WHAT IS BEING ASKED ▸
Scan the lines below for "this"; report the number of lines that contain it, and only that.

○ ○ ○ ○ ○

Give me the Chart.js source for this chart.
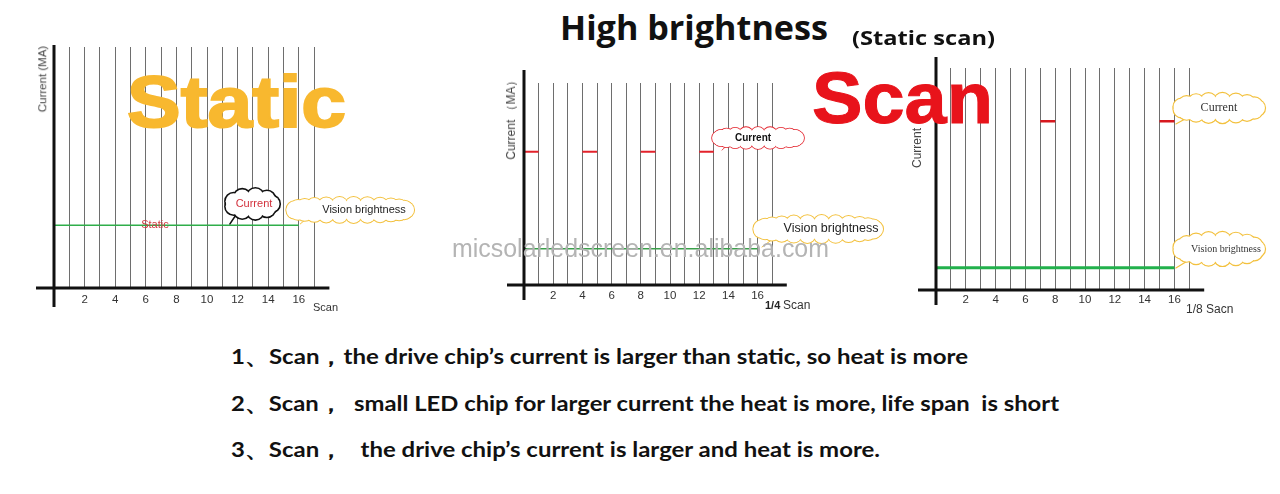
<!DOCTYPE html>
<html>
<head>
<meta charset="utf-8">
<script src="https://cdn.jsdelivr.net/npm/chart.js@4.4.0/dist/chart.umd.min.js"></script>
<style>
html, body { margin: 0; padding: 0; background: #fff; }
body { width: 1280px; height: 494px; position: relative; overflow: hidden; font-family: "Liberation Sans", Arial, sans-serif; }
canvas { position: absolute; }
.t { position: absolute; white-space: pre; line-height: 1; transform-origin: 0 0; }
.rot { position: absolute; white-space: nowrap; line-height: 1; transform: translate(-50%, -50%) rotate(-90deg); color: #444; }
</style>
</head>
<body>
<canvas id="chartStatic" width="440" height="320" style="left:0px;top:0px"></canvas>
<canvas id="chartQuarter" width="420" height="260" style="left:480px;top:60px"></canvas>
<canvas id="chartEighth" width="380" height="290" style="left:900px;top:40px"></canvas>

<div class="rot" style="left:43px;top:79px;font-size:11.5px">Current (MA)</div>
<div class="rot" style="left:511px;top:117px;font-size:12px">Current （MA）</div>
<div class="rot" style="left:917px;top:148px;font-size:12px">Current</div>

<div class="t" style="left:313px;top:302px;font-size:11px;color:#333">Scan</div>
<div class="t" style="left:765px;top:300px;font-size:11px;font-weight:700;color:#222">1/4</div>
<div class="t" style="left:783px;top:299px;font-size:12px;color:#333">Scan</div>
<div class="t" style="left:1186px;top:303px;font-size:12px;color:#333">1/8 Sacn</div>

<div class="t" data-w="377" style="left:452px;top:235px;font-size:26px;color:#b4b4b4">micsolarledscreen.en.alibaba.com</div>

<div class="t" data-w="219" style="left:127px;top:66px;font-size:72px;font-weight:700;color:#f8b82f;-webkit-text-stroke:2px #f8b82f">Static</div>
<div class="t" data-w="181" style="left:812px;top:62px;font-size:72px;font-weight:700;color:#e8131b;-webkit-text-stroke:1px #e8131b">Scan</div>

<div class="t" data-w="268" style="left:560px;top:10px;font-family:'Open Sans';font-size:34px;font-weight:700;color:#111">High brightness</div>
<div class="t" data-w="143" style="left:852px;top:29px;font-family:'Open Sans';font-size:19px;font-weight:700;color:#111">(Static scan)</div>

<div class="t" data-w="737" style="left:231px;top:345px;font-family:Lato;font-size:21px;font-weight:700;color:#111">1、Scan，the drive chip’s current is larger than static, so heat is more</div>
<div class="t" data-w="828" style="left:231px;top:392px;font-family:Lato;font-size:21px;font-weight:700;color:#111">2、Scan，  small LED chip for larger current the heat is more, life span  is short</div>
<div class="t" data-w="649" style="left:231px;top:438px;font-family:Lato;font-size:21px;font-weight:700;color:#111">3、Scan，   the drive chip’s current is larger and heat is more.</div>

<script>
// x axis: 17 scan lines, only the even ones carry a label
var scanLines = [1, 2, 3, 4, 5, 6, 7, 8, 9, 10, 11, 12, 13, 14, 15, 16, 17];
var tickLabels = ['2', '4', '6', '8', '10', '12', '14', '16'];
var xMax = 18;
var yMax = 10;

// static drive: current == vision brightness, one flat line
var staticX = [0, 16];
var staticLevel = 2.6;

// 1/4 scan: each row lit 1 slot in 4, at a higher current
var quarterOnStart = [0, 4, 8, 12];
var quarterOnEnd = [1, 5, 9, 13];
var quarterCurrent = 6.6;
var quarterVisionX = [0, 16];
var quarterVision = 1.8;

// 1/8 scan
var eighthOnStart = [7, 15];
var eighthOnEnd = [8, 16];
var eighthCurrent = 7.6;
var eighthVisionX = [0, 16];
var eighthVision = 1.0;

function flat(xs, level) {
    return xs.map(function (x) { return { x: x, y: level }; });
}

function segments(starts, ends, level, color, width) {
    return starts.map(function (s, i) {
        return {
            data: [{ x: s, y: level }, { x: ends[i], y: level }],
            borderColor: color, borderWidth: width, pointRadius: 0, fill: false, tension: 0
        };
    });
}

function drawCloud(ctx, cx, cy, c) {
    var r = c.bump;
    var ax = c.w / 2 - r, ay = c.h / 2 - r;
    var per = 2 * Math.PI * Math.sqrt((ax * ax + ay * ay) / 2);
    var n = Math.max(8, Math.ceil(per / (r * 1.3)));
    var pts = [];
    for (var i = 0; i < n; i++) {
        var t = i / n * 2 * Math.PI;
        pts.push([cx + ax * Math.cos(t), cy + ay * Math.sin(t)]);
    }
    ctx.strokeStyle = c.stroke;
    ctx.lineCap = 'round';
    if (c.tail) {
        ctx.lineWidth = c.lw;
        ctx.beginPath();
        ctx.moveTo(cx - ax * 0.7, cy + ay);
        ctx.lineTo(c.tail[0], c.tail[1]);
        ctx.stroke();
    }
    ctx.lineWidth = c.lw * 2;
    pts.forEach(function (p) {
        ctx.beginPath(); ctx.arc(p[0], p[1], r, 0, 2 * Math.PI); ctx.stroke();
    });
    ctx.fillStyle = '#fff';
    pts.forEach(function (p) {
        ctx.beginPath(); ctx.arc(p[0], p[1], r, 0, 2 * Math.PI); ctx.fill();
    });
    ctx.beginPath(); ctx.ellipse(cx, cy, ax, ay, 0, 0, 2 * Math.PI); ctx.fill();
    ctx.fillStyle = c.color;
    ctx.font = c.font;
    ctx.textAlign = 'center';
    ctx.textBaseline = 'middle';
    ctx.fillText(c.text, cx + (c.dx || 0), cy + (c.dy || 0));
}

function decorate(opt) {
    return {
        id: 'decorate',
        afterDatasetsDraw: function (chart) {
            var ctx = chart.ctx, xs = chart.scales.x, ys = chart.scales.y, a = chart.chartArea;
            var x0 = xs.getPixelForValue(0), y0 = ys.getPixelForValue(0);
            ctx.save();
            // the two black axes cross and overshoot like in a hand drawing
            ctx.strokeStyle = '#111';
            ctx.lineWidth = 3;
            ctx.beginPath();
            ctx.moveTo(x0, a.top - opt.ext[0]);
            ctx.lineTo(x0, y0 + opt.ext[1]);
            ctx.moveTo(x0 - opt.ext[2], y0);
            ctx.lineTo(xs.getPixelForValue(xMax), y0);
            ctx.stroke();
            (opt.notes || []).forEach(function (n) {
                ctx.fillStyle = n.color;
                ctx.font = n.font;
                ctx.textAlign = 'center';
                ctx.textBaseline = 'middle';
                ctx.fillText(n.text, xs.getPixelForValue(n.x), ys.getPixelForValue(n.y));
            });
            opt.clouds.forEach(function (c) {
                var cc = Object.assign({}, c);
                if (c.tail) cc.tail = [xs.getPixelForValue(c.tail[0]), ys.getPixelForValue(c.tail[1])];
                drawCloud(ctx, xs.getPixelForValue(c.x), ys.getPixelForValue(c.y), cc);
            });
            ctx.restore();
        }
    };
}

function makeChart(id, opt) {
    return new Chart(document.getElementById(id), {
        type: 'line',
        data: { datasets: opt.datasets },
        options: {
            responsive: false,
            animation: false,
            devicePixelRatio: 1,
            layout: { padding: opt.pad },
            plugins: { legend: { display: false }, tooltip: { enabled: false } },
            scales: {
                x: {
                    type: 'linear', min: 0, max: xMax,
                    afterFit: function (s) { s.height = 30; },
                    border: { display: false },
                    grid: {
                        drawTicks: false, lineWidth: 1,
                        color: function (c) {
                            return c.tick && scanLines.indexOf(c.tick.value) >= 0 ? '#6e6e6e' : 'rgba(0,0,0,0)';
                        }
                    },
                    ticks: {
                        stepSize: 1, autoSkip: false, maxRotation: 0, padding: opt.tickPad,
                        color: '#333', font: { size: 11.5, family: 'Liberation Sans' },
                        callback: function (v) { return tickLabels.indexOf(String(v)) >= 0 ? String(v) : ''; }
                    }
                },
                y: { display: false, min: 0, max: yMax }
            }
        },
        plugins: [decorate(opt)]
    });
}

var yellow = '#f3c13e';

makeChart('chartStatic', {
    pad: { left: 54, top: 47, right: 110.6, bottom: 2 },
    tickPad: 5,
    ext: [2, 19, 18],
    datasets: [
        { data: flat(staticX, staticLevel), borderColor: '#2fae4a', borderWidth: 1.5, pointRadius: 0, fill: false }
    ],
    notes: [{ text: 'Static', x: 6.6, y: 2.6, color: '#d2393f', font: '11px "Liberation Sans"' }],
    clouds: [
        { x: 12.94, y: 3.49, w: 55, h: 31, bump: 8, stroke: '#111', lw: 1.6, tail: [11.5, 2.66],
          text: 'Current', font: '11px "Liberation Sans"', color: '#d2313c', dx: 2 },
        { x: 19.35, y: 3.24, w: 128, h: 26, bump: 8, stroke: yellow, lw: 1, tail: [16.1, 2.66],
          text: 'Vision brightness', font: '11px "Liberation Sans"', color: '#222', dx: 14 }
    ]
});

makeChart('chartQuarter', {
    pad: { left: 44, top: 23, right: 113.2, bottom: 5 },
    tickPad: 4,
    ext: [13, 15, 17],
    datasets: segments(quarterOnStart, quarterOnEnd, quarterCurrent, '#e3222b', 2).concat([
        { data: flat(quarterVisionX, quarterVision), borderColor: '#3a9f4a', borderWidth: 1.5, pointRadius: 0, fill: false }
    ]),
    clouds: [
        { x: 16.03, y: 7.28, w: 92, h: 22, bump: 7, stroke: '#e3222b', lw: 0.8, tail: [13.56, 6.68],
          text: 'Current', font: 'bold 10px "Liberation Sans"', color: '#111', dx: -5 },
        { x: 20.14, y: 2.77, w: 130, h: 28, bump: 8, stroke: yellow, lw: 1, tail: [16.3, 1.88],
          text: 'Vision brightness', font: '12.5px "Liberation Sans"', color: '#222', dx: 13 }
    ]
});

makeChart('chartEighth', {
    pad: { left: 36, top: 28, right: 75.8, bottom: 10 },
    tickPad: 3,
    ext: [11, 15, 18],
    datasets: segments(eighthOnStart, eighthOnEnd, eighthCurrent, '#d7191f', 2.5).concat([
        { data: flat(eighthVisionX, eighthVision), borderColor: '#22b14c', borderWidth: 3, pointRadius: 0, fill: false }
    ]),
    clouds: [
        { x: 18.99, y: 8.2, w: 92, h: 30, bump: 8, stroke: yellow, lw: 1.2, tail: [16.1, 7.48],
          text: 'Current', font: '12px "Liberation Serif"', color: '#333' },
        { x: 18.99, y: 1.85, w: 92, h: 34, bump: 8, stroke: yellow, lw: 1.2, tail: [16.1, 0.99],
          text: 'Vision brightness', font: '10px "Liberation Serif"', color: '#333', dx: 7 }
    ]
});

// squeeze or stretch the free text so each line spans the same width as in the picture
document.querySelectorAll('[data-w]').forEach(function (el) {
    var w = el.getBoundingClientRect().width;
    el.style.transform = 'scaleX(' + (parseFloat(el.getAttribute('data-w')) / w) + ')';
});
</script>
</body>
</html>
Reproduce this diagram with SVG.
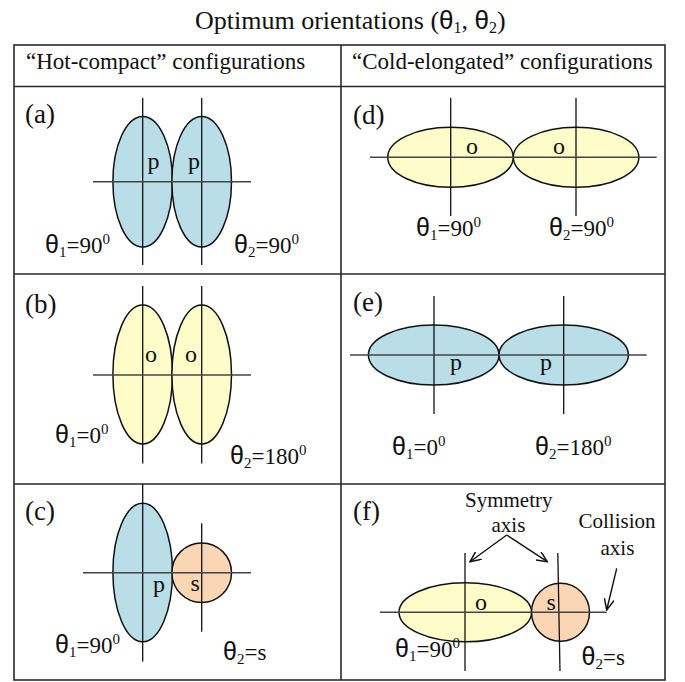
<svg xmlns="http://www.w3.org/2000/svg" width="685" height="682" viewBox="0 0 685 682">
<style>
.t{font-family:"Liberation Serif","Times New Roman",serif;fill:#111}
.th{font-family:"Liberation Sans",Arial,sans-serif}
.grid{stroke:#2a2a2a;stroke-width:1.6;fill:none}
.ax{stroke:#111;stroke-width:1.3}
.hx{stroke:#444;stroke-width:1.6}
.blue{fill:#b9dee8;stroke:#111;stroke-width:1.5}
.yel{fill:#fefdc9;stroke:#111;stroke-width:1.5}
.org{fill:#fbd6b4;stroke:#111;stroke-width:1.5}
.lab{font-size:27px}
.let{font-size:24px}
.tl{font-size:23px}
.arr{stroke:#111;stroke-width:1.4;fill:none}
</style>
<defs>
<marker id="ah" viewBox="0 0 12 10" refX="11" refY="5" markerWidth="12" markerHeight="10" markerUnits="userSpaceOnUse" orient="auto">
<path d="M0,0 L11,5 L0,10" fill="none" stroke="#111" stroke-width="1.5"/>
</marker>
</defs>

<text class="t" x="195" y="29" font-size="26">Optimum orientations (<tspan class="th">θ</tspan><tspan font-size="16" dy="4">1</tspan><tspan dy="-4">, </tspan><tspan class="th">θ</tspan><tspan font-size="16" dy="4">2</tspan><tspan dy="-4">)</tspan></text>

<g id="table">
<rect class="grid" x="14" y="45" width="651" height="635"/>
<line class="grid" x1="341" y1="45" x2="341" y2="680"/>
<line class="grid" x1="14" y1="86.5" x2="665" y2="86.5"/>
<line class="grid" x1="14" y1="274" x2="665" y2="274"/>
<line class="grid" x1="14" y1="484" x2="665" y2="484"/>
<text class="t" x="26" y="69" font-size="23">“Hot-compact” configurations</text>
<text class="t" x="352" y="69" font-size="23">“Cold-elongated” configurations</text>
</g>

<g id="cell-a">
<text class="t lab" x="25" y="123">(a)</text>
<ellipse id="a-n1" class="blue" cx="142.7" cy="181.7" rx="29.8" ry="65.3"/>
<ellipse id="a-n2" class="blue" cx="201.7" cy="181.7" rx="29.8" ry="65.3"/>
<line class="ax" x1="142.7" y1="98" x2="142.7" y2="265"/>
<line class="ax" x1="201.7" y1="98" x2="201.7" y2="265"/>
<line class="hx" x1="93" y1="181.7" x2="251" y2="181.7"/>
<text class="t let" x="147.5" y="169">p</text>
<text class="t let" x="188" y="169">p</text>
<text class="t tl" x="45" y="253"><tspan class="th" font-size="25">θ</tspan><tspan font-size="15" dy="4">1</tspan><tspan dy="-4">=90</tspan><tspan font-size="15" dy="-9">0</tspan></text>
<text class="t tl" x="234" y="253"><tspan class="th" font-size="25">θ</tspan><tspan font-size="15" dy="4">2</tspan><tspan dy="-4">=90</tspan><tspan font-size="15" dy="-9">0</tspan></text>
</g>

<g id="cell-b">
<text class="t lab" x="25" y="313">(b)</text>
<ellipse id="b-n1" class="yel" cx="142.7" cy="374.5" rx="29.8" ry="69.5"/>
<ellipse id="b-n2" class="yel" cx="201.7" cy="374.5" rx="29.8" ry="69.5"/>
<line class="ax" x1="142.7" y1="286" x2="142.7" y2="463.5"/>
<line class="ax" x1="201.7" y1="286" x2="201.7" y2="463.5"/>
<line class="hx" x1="93" y1="375" x2="251" y2="375"/>
<text class="t let" x="145" y="362">o</text>
<text class="t let" x="185" y="362">o</text>
<text class="t tl" x="55" y="443"><tspan class="th" font-size="25">θ</tspan><tspan font-size="15" dy="4">1</tspan><tspan dy="-4">=0</tspan><tspan font-size="15" dy="-9">0</tspan></text>
<text class="t tl" x="230" y="464"><tspan class="th" font-size="25">θ</tspan><tspan font-size="15" dy="4">2</tspan><tspan dy="-4">=180</tspan><tspan font-size="15" dy="-9">0</tspan></text>
</g>

<g id="cell-c">
<text class="t lab" x="25" y="520">(c)</text>
<ellipse id="c-n1" class="blue" cx="142.7" cy="572.5" rx="29.8" ry="69.2"/>
<circle id="c-n2" class="org" cx="201.7" cy="572.7" r="29.8"/>
<line class="ax" x1="142.7" y1="484" x2="142.7" y2="661.5"/>
<line class="ax" x1="201.7" y1="523.3" x2="201.7" y2="631.7"/>
<line class="hx" x1="83" y1="572.7" x2="251" y2="572.7"/>
<text class="t let" x="153" y="592">p</text>
<text class="t let" x="190.5" y="591">s</text>
<text class="t tl" x="55" y="653"><tspan class="th" font-size="25">θ</tspan><tspan font-size="15" dy="4">1</tspan><tspan dy="-4">=90</tspan><tspan font-size="15" dy="-9">0</tspan></text>
<text class="t tl" x="223" y="660"><tspan class="th" font-size="25">θ</tspan><tspan font-size="15" dy="4">2</tspan><tspan dy="-4">=s</tspan></text>
</g>

<g id="cell-d">
<text class="t lab" x="353" y="124">(d)</text>
<ellipse id="d-n1" class="yel" cx="450.5" cy="157.3" rx="62.8" ry="30"/>
<ellipse id="d-n2" class="yel" cx="576.1" cy="157.3" rx="62.8" ry="30"/>
<line class="ax" x1="450.7" y1="98" x2="450.7" y2="216"/>
<line class="ax" x1="576" y1="98" x2="576" y2="216"/>
<line class="hx" x1="370" y1="157.3" x2="656.7" y2="157.3"/>
<text class="t let" x="466" y="154">o</text>
<text class="t let" x="553" y="154">o</text>
<text class="t tl" x="416" y="236"><tspan class="th" font-size="25">θ</tspan><tspan font-size="15" dy="4">1</tspan><tspan dy="-4">=90</tspan><tspan font-size="15" dy="-9">0</tspan></text>
<text class="t tl" x="549" y="236"><tspan class="th" font-size="25">θ</tspan><tspan font-size="15" dy="4">2</tspan><tspan dy="-4">=90</tspan><tspan font-size="15" dy="-9">0</tspan></text>
</g>

<g id="cell-e">
<text class="t lab" x="353" y="311">(e)</text>
<ellipse id="e-n1" class="blue" cx="433.7" cy="355" rx="65.3" ry="30"/>
<ellipse id="e-n2" class="blue" cx="563.7" cy="355" rx="64.7" ry="30"/>
<line class="ax" x1="434" y1="296" x2="434" y2="414"/>
<line class="ax" x1="563.7" y1="296" x2="563.7" y2="414"/>
<line class="hx" x1="350" y1="355" x2="646.7" y2="355"/>
<text class="t let" x="450" y="370">p</text>
<text class="t let" x="540" y="370">p</text>
<text class="t tl" x="392" y="455"><tspan class="th" font-size="25">θ</tspan><tspan font-size="15" dy="4">1</tspan><tspan dy="-4">=0</tspan><tspan font-size="15" dy="-9">0</tspan></text>
<text class="t tl" x="535" y="455"><tspan class="th" font-size="25">θ</tspan><tspan font-size="15" dy="4">2</tspan><tspan dy="-4">=180</tspan><tspan font-size="15" dy="-9">0</tspan></text>
</g>

<g id="cell-f">
<text class="t lab" x="353" y="520">(f)</text>
<ellipse id="f-n1" class="yel" cx="465.3" cy="612.3" rx="66.3" ry="29.5"/>
<circle id="f-n2" class="org" cx="560.5" cy="612.3" r="29"/>
<line class="ax" x1="465" y1="553" x2="465" y2="671"/>
<line class="ax" x1="557.8" y1="553" x2="560" y2="671"/>
<line class="hx" x1="380" y1="612.3" x2="606.7" y2="612.3"/>
<text class="t let" x="475" y="610">o</text>
<text class="t let" x="546.5" y="610">s</text>
<text class="t" x="465" y="507" font-size="21">Symmetry</text>
<text class="t" x="491.5" y="531.5" font-size="21">axis</text>
<text class="t" x="578.5" y="528" font-size="21">Collision</text>
<text class="t" x="600.5" y="555" font-size="21">axis</text>
<text class="t tl" x="395" y="656.5"><tspan class="th" font-size="25">θ</tspan><tspan font-size="15" dy="4">1</tspan><tspan dy="-4">=90</tspan><tspan font-size="15" dy="-9">0</tspan></text>
<text class="t tl" x="581.5" y="665"><tspan class="th" font-size="25">θ</tspan><tspan font-size="15" dy="4">2</tspan><tspan dy="-4">=s</tspan></text>
</g>

<g id="connectors">
<line class="arr" x1="506.7" y1="535" x2="470" y2="561.7" marker-end="url(#ah)"/>
<line class="arr" x1="506.7" y1="535" x2="547.3" y2="561.7" marker-end="url(#ah)"/>
<line class="arr" x1="616.7" y1="568.3" x2="606.7" y2="610" marker-end="url(#ah)"/>
</g>
</svg>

○ ○ ○ ○ ○

COMPLETE OUTPUT ▸
2